◆ Direction ◆
Reproduce the listing below in full and without alteration, apart from its pictures.

◆ Raw data ◆
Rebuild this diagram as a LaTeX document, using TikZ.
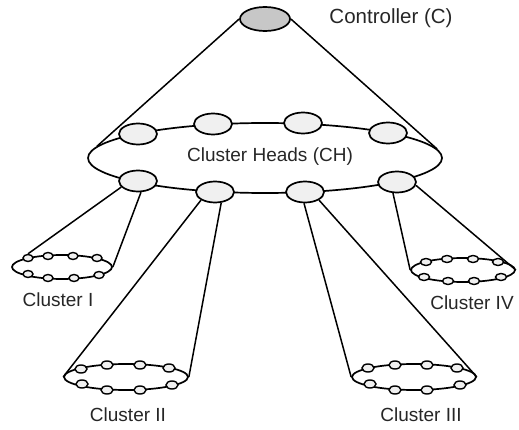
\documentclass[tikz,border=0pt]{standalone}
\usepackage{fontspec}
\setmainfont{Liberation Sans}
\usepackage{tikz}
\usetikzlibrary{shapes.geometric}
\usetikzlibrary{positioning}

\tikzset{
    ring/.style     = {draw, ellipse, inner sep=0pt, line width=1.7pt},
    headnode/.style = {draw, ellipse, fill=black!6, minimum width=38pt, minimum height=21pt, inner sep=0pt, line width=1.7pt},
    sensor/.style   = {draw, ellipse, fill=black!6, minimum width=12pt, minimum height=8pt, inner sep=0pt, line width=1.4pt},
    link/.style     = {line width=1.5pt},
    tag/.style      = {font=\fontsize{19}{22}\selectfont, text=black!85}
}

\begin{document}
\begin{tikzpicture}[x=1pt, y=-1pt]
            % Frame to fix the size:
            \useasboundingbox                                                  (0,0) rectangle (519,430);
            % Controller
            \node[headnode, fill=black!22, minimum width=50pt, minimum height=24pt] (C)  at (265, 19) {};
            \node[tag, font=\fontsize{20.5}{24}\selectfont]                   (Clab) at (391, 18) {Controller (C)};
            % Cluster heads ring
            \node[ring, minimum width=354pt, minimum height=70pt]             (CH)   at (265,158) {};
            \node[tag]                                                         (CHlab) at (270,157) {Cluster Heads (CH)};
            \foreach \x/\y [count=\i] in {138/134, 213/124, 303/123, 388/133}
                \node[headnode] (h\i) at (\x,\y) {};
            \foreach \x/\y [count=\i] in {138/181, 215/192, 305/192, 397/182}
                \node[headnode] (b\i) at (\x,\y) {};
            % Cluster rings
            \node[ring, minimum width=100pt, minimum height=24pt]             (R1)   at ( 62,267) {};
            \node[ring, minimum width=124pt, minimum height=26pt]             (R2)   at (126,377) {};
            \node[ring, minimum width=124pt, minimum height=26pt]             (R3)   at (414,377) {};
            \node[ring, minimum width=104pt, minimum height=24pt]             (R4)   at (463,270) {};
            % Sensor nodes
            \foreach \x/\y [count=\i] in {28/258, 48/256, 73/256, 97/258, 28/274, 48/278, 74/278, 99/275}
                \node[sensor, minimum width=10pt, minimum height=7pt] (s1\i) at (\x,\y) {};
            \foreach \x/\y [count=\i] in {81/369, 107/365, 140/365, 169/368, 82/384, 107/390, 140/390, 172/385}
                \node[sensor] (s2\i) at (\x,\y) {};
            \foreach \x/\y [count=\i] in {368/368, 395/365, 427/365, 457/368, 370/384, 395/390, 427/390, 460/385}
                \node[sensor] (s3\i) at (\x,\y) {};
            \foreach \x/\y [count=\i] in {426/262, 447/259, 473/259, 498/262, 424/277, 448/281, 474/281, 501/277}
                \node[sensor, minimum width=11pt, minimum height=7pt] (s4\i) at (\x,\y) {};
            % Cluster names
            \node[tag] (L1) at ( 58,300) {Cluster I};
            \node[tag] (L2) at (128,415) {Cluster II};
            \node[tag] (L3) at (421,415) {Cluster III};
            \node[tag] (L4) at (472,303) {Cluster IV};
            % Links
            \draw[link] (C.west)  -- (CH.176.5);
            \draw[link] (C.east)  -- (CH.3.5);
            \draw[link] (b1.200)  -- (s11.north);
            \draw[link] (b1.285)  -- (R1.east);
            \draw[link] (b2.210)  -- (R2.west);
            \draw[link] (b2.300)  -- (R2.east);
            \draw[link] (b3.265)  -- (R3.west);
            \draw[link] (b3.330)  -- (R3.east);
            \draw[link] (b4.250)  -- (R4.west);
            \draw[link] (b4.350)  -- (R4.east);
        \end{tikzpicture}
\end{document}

◆ Task response ◆
Rebuild this diagram as a LaTeX document, using TikZ.
\documentclass[tikz,border=0pt]{standalone}
\usepackage{fontspec}
\setmainfont{Liberation Sans}
\usepackage{tikz}
\usetikzlibrary{shapes.geometric}
\usetikzlibrary{positioning}

\tikzset{
    ring/.style     = {draw, ellipse, inner sep=0pt, line width=1.7pt},
    headnode/.style = {draw, ellipse, fill=black!6, minimum width=38pt, minimum height=21pt, inner sep=0pt, line width=1.7pt},
    sensor/.style   = {draw, ellipse, fill=black!6, minimum width=12pt, minimum height=8pt, inner sep=0pt, line width=1.4pt},
    link/.style     = {line width=1.5pt},
    tag/.style      = {font=\fontsize{19}{22}\selectfont, text=black!85}
}

\begin{document}
\begin{tikzpicture}[x=1pt, y=-1pt]
            % Frame to fix the size:
            \useasboundingbox                                                  (0,0) rectangle (519,430);
            % Controller
            \node[headnode, fill=black!22, minimum width=50pt, minimum height=24pt] (C)  at (265, 19) {};
            \node[tag, font=\fontsize{20.5}{24}\selectfont]                   (Clab) at (391, 18) {Controller (C)};
            % Cluster heads ring
            \node[ring, minimum width=354pt, minimum height=70pt]             (CH)   at (265,158) {};
            \node[tag]                                                         (CHlab) at (270,157) {Cluster Heads (CH)};
            \foreach \x/\y [count=\i] in {138/134, 213/124, 303/123, 388/133}
                \node[headnode] (h\i) at (\x,\y) {};
            \foreach \x/\y [count=\i] in {138/181, 215/192, 305/192, 397/182}
                \node[headnode] (b\i) at (\x,\y) {};
            % Cluster rings
            \node[ring, minimum width=100pt, minimum height=24pt]             (R1)   at ( 62,267) {};
            \node[ring, minimum width=124pt, minimum height=26pt]             (R2)   at (126,377) {};
            \node[ring, minimum width=124pt, minimum height=26pt]             (R3)   at (414,377) {};
            \node[ring, minimum width=104pt, minimum height=24pt]             (R4)   at (463,270) {};
            % Sensor nodes
            \foreach \x/\y [count=\i] in {28/258, 48/256, 73/256, 97/258, 28/274, 48/278, 74/278, 99/275}
                \node[sensor, minimum width=10pt, minimum height=7pt] (s1\i) at (\x,\y) {};
            \foreach \x/\y [count=\i] in {81/369, 107/365, 140/365, 169/368, 82/384, 107/390, 140/390, 172/385}
                \node[sensor] (s2\i) at (\x,\y) {};
            \foreach \x/\y [count=\i] in {368/368, 395/365, 427/365, 457/368, 370/384, 395/390, 427/390, 460/385}
                \node[sensor] (s3\i) at (\x,\y) {};
            \foreach \x/\y [count=\i] in {426/262, 447/259, 473/259, 498/262, 424/277, 448/281, 474/281, 501/277}
                \node[sensor, minimum width=11pt, minimum height=7pt] (s4\i) at (\x,\y) {};
            % Cluster names
            \node[tag] (L1) at ( 58,300) {Cluster I};
            \node[tag] (L2) at (128,415) {Cluster II};
            \node[tag] (L3) at (421,415) {Cluster III};
            \node[tag] (L4) at (472,303) {Cluster IV};
            % Links
            \draw[link] (C.west)  -- (CH.176.5);
            \draw[link] (C.east)  -- (CH.3.5);
            \draw[link] (b1.200)  -- (s11.north);
            \draw[link] (b1.285)  -- (R1.east);
            \draw[link] (b2.210)  -- (R2.west);
            \draw[link] (b2.300)  -- (R2.east);
            \draw[link] (b3.265)  -- (R3.west);
            \draw[link] (b3.330)  -- (R3.east);
            \draw[link] (b4.250)  -- (R4.west);
            \draw[link] (b4.350)  -- (R4.east);
        \end{tikzpicture}
\end{document}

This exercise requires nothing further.